This project commemorates colonial clergy for their roles as founders and leaders of the first American communities. The first clergy in America led bands of followers across the Atlantic and acted as leaders in every area of life — as educators, judges and heads of government — during America’s formative years.
Bring your "Reverend" ancestors on over! To be eligible, participating subjects must have been born prior to 1776, the year Britain's American colonies declared their independence, and the subject's profile must be set to public.
In a stark new world, Virginia's English colonists were supported by an ancient and familiar tradition – the established church. The law mandated that white Virginians worship in the Anglican church (Church of England) and support its upkeep with their taxes. Religion was an integral part of everyday life in Virginia, blurring the lines between religious and civil authority. Virginia gentlemen, who supported establishment but disliked centralized church authority, gained control of parish vestries and county courts to secure their power over religious matters. (3)
In New England (except Rhode Island), the Puritan or Congregational Church was practically the State Church. In no other part of America had religion taken such a powerful hold on the people as here. The minister was held in the highest esteem and reverence by the people, who considered it a privilege to sit on the hard seats and listen to a three-hour sermon on the special providences of God, metaphysical abstractions, or the tortures of the lost soul. New England ministers were men of profound learning; many of them could read Hebrew, Greek, and classical Latin. We may grow weary of the pedantry, the metaphysics, and the narrowness of the Puritan ministers, but it cannot be denied that they were sincere, honest men. (2)
Rhode Island was the home of the first Baptist church, the first Jewish synagogue, and one of the first Quaker meetinghouses.
"And here, in this community, was presented the first example the world ever saw of perfect religious toleration—everyone was permitted to hold such religious opinions, and to worship God after that manner they pleased, without fear and molestation. The honor of this arrangement belongs to Mr. Williams." (6)
The Middle colonists were a mixture of religions, including Quakers (led by William Penn), Catholics, Lutherans, Jews, and others.
The Middle Atlantic colonies of New Jersey, Pennsylvania, and Maryland, were conceived and established "as plantations of religion." Some settlers who arrived in these areas came for secular motives—"to catch fish" as one New Englander put it—but the great majority left Europe to worship in the way they believed to be correct. They supported the efforts of their leaders to create "a City upon a Hill" or a "holy experiment," whose success would prove that God's plan for churches could be successfully realized in the American wilderness.

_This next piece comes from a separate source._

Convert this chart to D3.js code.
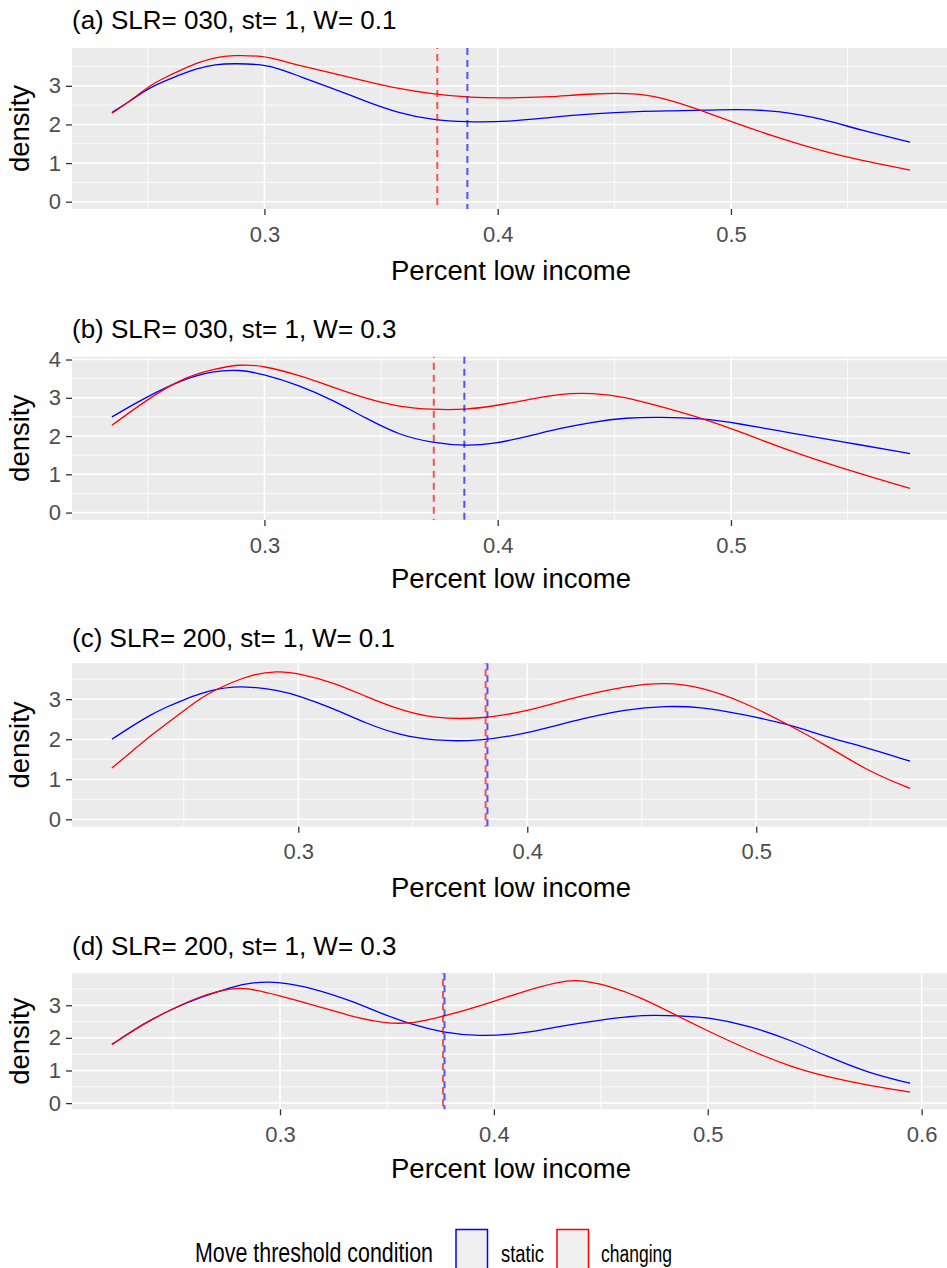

In the middle of the 18th century a series of evangelical religious revival movements swept across colonial America. Known as the First Great Awakening, the movements were characterized by emotional religious conversions from a state of sin to a "new birth" and by dramatic and powerful preaching by itinerant preachers in front of crowds of thousands. It also marked a new effort by European colonialists to reach out to Native Americans and African-Americans. Although not widely spoken of in modern times, the Great Awakening was a movement rooted in spiritual growth which brought a national identity to Colonial America. (4)
Despite the evangelical, emotional challenge to reason underlying the “Great Awakening,” by the end of the colonial period, Protestant rationalism remained the dominant religious force among the leaders of most of the colonies.
At the core of this rational belief was the idea that God had endowed humans with reason so that they could tell the difference between right and wrong. Knowing the difference also meant that humans made free choices to sin or behave morally. The radicalization of this position led many rational dissenters to argue that intervention in human decisions by civil authorities undermined the special covenant between God and humankind. Many therefore advocated the separation of church and state.
Taken further, the logic of these arguments led them to dismiss the divine authority claimed by the English kings, as well as the blind obedience compelled by such authority. Thus, by the 1760s, they mounted a two-pronged attack on England: first, for its desire to intervene in the colonies’ religious life and, second, for its claim that the king ruled over the colonies by divine inspiration. Once the link to divine authority was broken, revolutionaries turned to Locke, Milton, and others, concluding that a government that abused its power and hurt the interests of its subjects was tyrannical and as such deserved to be replaced. (5)
Rabbi Gershom Mendes Seixas (1746-1816) was the first native-born rabbi in the United States. He was one of seven children of Rachel and Isaac Seixas. He was born in New York City on January 15, 1746. His father had emigrated from Lisbon, Portugal, to New York in 1730, where he went into the mercantile business. He was appointed to be the rabbi of Congregation Shearith Israel, a Spanish and Portuguese synagogue in New York City, in 1768. Seixas was the father of fifteen children from his first wife, Elkay Cohen, who died in 1785, and eleven by his second wife Hannah Manuel, whom he married on November 1, 1789. Gershom Seixas died on July 2, 1816. He is buried in New York City's New Bowery Cemetery of the Shearith Israel Congregation.